(Exercise aim)
What lines of the data hold the string "script"? Pull each one out.

Source code of charts
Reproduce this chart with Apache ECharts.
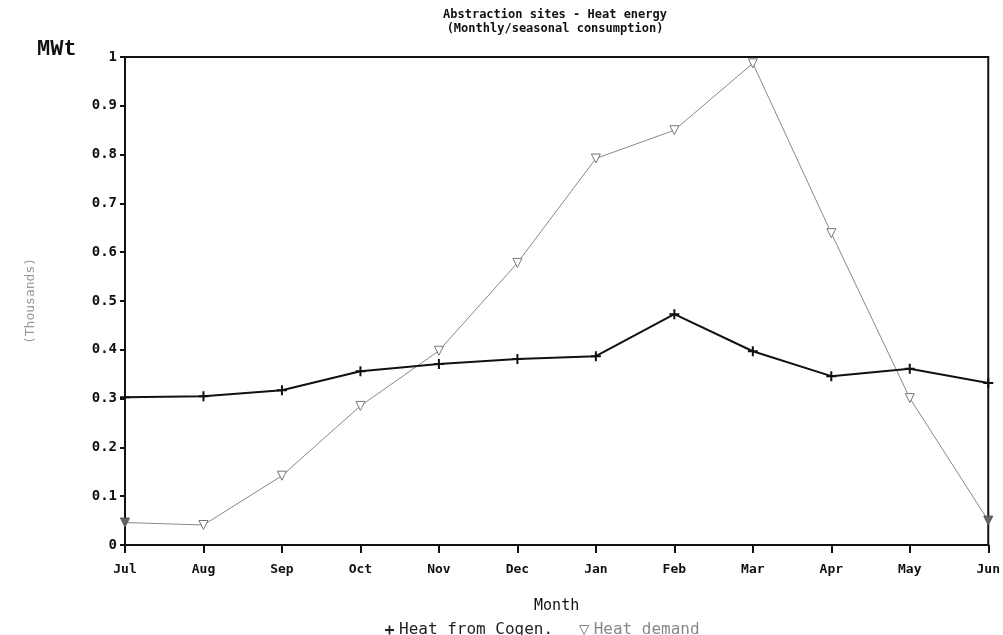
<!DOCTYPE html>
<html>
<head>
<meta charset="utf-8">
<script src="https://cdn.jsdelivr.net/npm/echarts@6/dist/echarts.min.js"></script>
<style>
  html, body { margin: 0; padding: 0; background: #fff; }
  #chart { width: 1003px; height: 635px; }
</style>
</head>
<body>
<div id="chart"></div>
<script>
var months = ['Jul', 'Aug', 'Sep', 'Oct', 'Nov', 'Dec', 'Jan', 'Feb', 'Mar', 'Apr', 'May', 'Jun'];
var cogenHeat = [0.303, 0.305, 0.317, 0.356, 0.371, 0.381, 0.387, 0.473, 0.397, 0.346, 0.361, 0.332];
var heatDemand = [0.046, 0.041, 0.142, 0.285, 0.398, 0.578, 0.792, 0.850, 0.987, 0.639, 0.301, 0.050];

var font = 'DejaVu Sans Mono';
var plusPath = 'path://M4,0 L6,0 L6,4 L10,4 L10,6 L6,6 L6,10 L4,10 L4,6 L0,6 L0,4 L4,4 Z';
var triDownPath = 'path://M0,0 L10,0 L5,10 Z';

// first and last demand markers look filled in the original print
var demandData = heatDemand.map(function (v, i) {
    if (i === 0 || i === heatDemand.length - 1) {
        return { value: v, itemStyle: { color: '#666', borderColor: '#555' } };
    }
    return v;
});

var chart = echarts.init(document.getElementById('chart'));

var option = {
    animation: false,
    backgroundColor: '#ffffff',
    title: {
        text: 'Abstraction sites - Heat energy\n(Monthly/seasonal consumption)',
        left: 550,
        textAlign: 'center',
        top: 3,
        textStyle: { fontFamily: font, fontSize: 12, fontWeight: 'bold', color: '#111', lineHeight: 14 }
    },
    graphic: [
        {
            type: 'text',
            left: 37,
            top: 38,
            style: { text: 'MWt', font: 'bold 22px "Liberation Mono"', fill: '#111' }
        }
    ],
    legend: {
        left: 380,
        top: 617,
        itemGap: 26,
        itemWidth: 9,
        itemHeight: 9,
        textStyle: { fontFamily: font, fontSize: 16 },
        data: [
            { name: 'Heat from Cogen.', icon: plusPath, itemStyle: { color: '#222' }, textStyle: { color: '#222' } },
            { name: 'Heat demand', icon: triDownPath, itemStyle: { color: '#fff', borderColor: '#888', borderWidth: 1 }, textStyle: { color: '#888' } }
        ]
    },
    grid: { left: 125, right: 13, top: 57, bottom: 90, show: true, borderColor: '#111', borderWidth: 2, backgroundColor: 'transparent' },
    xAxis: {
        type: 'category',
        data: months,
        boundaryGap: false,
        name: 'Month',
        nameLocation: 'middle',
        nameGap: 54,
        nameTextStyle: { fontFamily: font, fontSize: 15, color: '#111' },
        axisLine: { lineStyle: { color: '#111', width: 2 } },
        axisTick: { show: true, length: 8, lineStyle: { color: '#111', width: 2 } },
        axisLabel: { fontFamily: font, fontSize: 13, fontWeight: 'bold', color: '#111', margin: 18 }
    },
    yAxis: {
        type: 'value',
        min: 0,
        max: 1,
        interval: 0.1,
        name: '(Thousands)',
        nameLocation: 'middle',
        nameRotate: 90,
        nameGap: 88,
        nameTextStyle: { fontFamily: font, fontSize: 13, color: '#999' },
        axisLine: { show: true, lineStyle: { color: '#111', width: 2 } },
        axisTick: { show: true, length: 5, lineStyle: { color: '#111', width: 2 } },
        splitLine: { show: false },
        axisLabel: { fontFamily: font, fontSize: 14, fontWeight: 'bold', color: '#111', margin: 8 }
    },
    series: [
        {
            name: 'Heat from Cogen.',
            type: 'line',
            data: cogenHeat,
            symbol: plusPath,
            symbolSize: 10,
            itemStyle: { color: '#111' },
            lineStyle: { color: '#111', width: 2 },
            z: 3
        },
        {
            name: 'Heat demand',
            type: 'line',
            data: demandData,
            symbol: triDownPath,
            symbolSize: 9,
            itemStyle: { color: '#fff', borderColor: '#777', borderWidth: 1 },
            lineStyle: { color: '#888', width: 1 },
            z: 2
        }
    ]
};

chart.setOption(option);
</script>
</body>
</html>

==

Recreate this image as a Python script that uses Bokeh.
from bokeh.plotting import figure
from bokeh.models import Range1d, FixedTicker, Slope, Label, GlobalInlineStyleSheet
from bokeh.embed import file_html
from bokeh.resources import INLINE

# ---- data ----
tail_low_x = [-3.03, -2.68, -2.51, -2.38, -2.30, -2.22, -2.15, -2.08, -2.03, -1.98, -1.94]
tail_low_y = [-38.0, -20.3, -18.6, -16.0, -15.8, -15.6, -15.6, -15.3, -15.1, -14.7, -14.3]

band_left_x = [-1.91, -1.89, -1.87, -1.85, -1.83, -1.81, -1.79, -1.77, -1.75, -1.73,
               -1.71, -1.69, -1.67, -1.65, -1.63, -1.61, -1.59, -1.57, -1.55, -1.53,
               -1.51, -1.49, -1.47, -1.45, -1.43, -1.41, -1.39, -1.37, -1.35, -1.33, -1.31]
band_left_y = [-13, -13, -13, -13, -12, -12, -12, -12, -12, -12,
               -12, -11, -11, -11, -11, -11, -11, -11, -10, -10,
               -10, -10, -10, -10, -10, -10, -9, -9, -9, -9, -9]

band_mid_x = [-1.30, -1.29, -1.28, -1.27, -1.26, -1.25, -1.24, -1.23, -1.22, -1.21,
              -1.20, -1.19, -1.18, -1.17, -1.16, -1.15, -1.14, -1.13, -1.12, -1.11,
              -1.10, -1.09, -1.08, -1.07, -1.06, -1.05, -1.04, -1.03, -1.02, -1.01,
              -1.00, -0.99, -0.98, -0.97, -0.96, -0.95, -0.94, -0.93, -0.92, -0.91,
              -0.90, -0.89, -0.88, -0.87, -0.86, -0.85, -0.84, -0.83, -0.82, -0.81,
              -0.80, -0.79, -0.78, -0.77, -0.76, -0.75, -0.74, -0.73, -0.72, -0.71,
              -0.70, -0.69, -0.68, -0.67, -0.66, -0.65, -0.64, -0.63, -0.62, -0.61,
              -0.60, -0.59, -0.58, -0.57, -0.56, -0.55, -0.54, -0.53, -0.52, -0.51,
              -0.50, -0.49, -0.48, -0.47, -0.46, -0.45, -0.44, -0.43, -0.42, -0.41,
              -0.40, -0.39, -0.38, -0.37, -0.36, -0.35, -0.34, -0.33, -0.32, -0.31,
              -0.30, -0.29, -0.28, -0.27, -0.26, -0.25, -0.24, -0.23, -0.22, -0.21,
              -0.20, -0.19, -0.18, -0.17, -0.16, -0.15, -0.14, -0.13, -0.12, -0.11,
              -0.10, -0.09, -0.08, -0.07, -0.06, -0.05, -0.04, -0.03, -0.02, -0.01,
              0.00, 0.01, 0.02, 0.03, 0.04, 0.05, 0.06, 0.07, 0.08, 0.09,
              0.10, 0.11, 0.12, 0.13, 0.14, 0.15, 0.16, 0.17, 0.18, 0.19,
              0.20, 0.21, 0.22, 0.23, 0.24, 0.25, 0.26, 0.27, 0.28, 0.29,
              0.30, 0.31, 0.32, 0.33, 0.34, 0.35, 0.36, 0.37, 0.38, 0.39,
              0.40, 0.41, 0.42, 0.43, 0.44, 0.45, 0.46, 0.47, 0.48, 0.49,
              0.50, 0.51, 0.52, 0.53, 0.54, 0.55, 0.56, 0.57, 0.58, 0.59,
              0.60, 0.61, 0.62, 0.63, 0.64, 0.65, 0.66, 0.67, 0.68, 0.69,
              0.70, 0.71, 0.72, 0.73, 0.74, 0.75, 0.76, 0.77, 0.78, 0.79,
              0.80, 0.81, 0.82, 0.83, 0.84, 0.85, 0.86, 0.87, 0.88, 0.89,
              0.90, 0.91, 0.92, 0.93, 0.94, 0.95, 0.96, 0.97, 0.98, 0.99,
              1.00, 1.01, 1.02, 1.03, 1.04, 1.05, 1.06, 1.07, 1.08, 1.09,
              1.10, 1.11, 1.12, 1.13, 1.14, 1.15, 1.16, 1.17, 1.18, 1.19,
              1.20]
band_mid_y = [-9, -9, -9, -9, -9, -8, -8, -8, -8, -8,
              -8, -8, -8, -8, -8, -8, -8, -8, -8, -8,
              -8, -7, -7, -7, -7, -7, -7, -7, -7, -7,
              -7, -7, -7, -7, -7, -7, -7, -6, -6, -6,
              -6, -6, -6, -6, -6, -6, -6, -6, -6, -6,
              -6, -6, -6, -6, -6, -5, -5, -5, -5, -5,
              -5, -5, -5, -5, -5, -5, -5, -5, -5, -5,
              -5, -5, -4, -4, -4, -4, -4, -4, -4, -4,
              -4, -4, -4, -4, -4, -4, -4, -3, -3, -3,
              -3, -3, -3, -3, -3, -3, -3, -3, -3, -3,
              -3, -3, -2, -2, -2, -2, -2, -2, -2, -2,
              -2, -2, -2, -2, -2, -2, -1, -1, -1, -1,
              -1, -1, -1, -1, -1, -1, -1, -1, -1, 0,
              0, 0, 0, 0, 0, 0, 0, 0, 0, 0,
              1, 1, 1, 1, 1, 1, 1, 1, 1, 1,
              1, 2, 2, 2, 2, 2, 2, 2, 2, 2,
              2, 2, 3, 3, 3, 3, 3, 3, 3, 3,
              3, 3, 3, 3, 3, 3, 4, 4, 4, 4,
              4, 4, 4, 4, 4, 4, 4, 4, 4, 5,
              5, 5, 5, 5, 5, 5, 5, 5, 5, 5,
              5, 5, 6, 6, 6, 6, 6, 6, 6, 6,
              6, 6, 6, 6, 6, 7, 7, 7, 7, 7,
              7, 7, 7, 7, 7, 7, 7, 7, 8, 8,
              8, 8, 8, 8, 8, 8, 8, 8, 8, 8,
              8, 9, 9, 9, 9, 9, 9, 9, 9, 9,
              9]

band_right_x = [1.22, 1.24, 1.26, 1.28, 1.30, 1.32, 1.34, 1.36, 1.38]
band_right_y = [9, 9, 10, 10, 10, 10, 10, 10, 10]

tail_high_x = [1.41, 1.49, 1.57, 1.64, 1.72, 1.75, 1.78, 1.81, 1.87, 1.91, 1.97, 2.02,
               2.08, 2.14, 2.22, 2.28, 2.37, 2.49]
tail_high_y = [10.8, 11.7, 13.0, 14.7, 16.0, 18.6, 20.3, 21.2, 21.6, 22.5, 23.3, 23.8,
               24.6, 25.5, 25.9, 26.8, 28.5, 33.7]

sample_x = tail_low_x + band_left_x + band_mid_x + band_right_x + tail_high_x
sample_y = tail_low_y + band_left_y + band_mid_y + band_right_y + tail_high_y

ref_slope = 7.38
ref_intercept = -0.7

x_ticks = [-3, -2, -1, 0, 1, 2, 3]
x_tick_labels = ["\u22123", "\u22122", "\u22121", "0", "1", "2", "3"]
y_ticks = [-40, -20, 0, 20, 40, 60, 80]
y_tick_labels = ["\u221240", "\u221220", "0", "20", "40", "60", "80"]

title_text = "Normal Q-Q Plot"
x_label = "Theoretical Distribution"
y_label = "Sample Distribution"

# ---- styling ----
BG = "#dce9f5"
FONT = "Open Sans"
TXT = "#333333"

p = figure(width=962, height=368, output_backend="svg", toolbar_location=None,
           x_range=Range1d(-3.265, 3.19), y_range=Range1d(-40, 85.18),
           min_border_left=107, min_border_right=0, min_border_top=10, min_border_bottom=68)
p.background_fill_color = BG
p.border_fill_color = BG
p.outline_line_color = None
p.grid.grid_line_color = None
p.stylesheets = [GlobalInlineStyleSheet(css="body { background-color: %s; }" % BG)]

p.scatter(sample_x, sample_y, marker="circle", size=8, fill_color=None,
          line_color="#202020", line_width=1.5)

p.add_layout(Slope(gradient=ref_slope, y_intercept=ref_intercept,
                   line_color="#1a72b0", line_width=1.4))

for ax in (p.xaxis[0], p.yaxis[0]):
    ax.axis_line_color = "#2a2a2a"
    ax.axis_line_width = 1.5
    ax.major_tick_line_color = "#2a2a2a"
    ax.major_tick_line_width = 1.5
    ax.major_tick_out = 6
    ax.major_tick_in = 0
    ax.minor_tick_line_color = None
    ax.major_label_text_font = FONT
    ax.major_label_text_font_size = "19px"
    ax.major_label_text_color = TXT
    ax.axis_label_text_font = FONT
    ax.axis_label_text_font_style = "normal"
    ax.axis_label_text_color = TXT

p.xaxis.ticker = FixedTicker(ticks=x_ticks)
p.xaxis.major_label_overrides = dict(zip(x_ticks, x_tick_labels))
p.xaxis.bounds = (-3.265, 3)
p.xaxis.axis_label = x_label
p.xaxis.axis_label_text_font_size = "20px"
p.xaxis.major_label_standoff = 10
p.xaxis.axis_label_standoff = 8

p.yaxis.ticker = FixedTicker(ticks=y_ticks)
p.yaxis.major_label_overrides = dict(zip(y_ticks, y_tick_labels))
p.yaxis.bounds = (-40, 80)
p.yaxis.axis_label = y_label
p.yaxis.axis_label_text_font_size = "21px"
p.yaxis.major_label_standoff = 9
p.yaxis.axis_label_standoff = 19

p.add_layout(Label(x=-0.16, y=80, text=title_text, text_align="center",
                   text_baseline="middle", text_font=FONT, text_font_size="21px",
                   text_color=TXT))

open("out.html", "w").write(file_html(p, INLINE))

(Result of this task)
<script src="https://cdn.jsdelivr.net/npm/echarts@6/dist/echarts.min.js"></script>
<script>
</script>
Recreate this image as a Python script that uses Bokeh.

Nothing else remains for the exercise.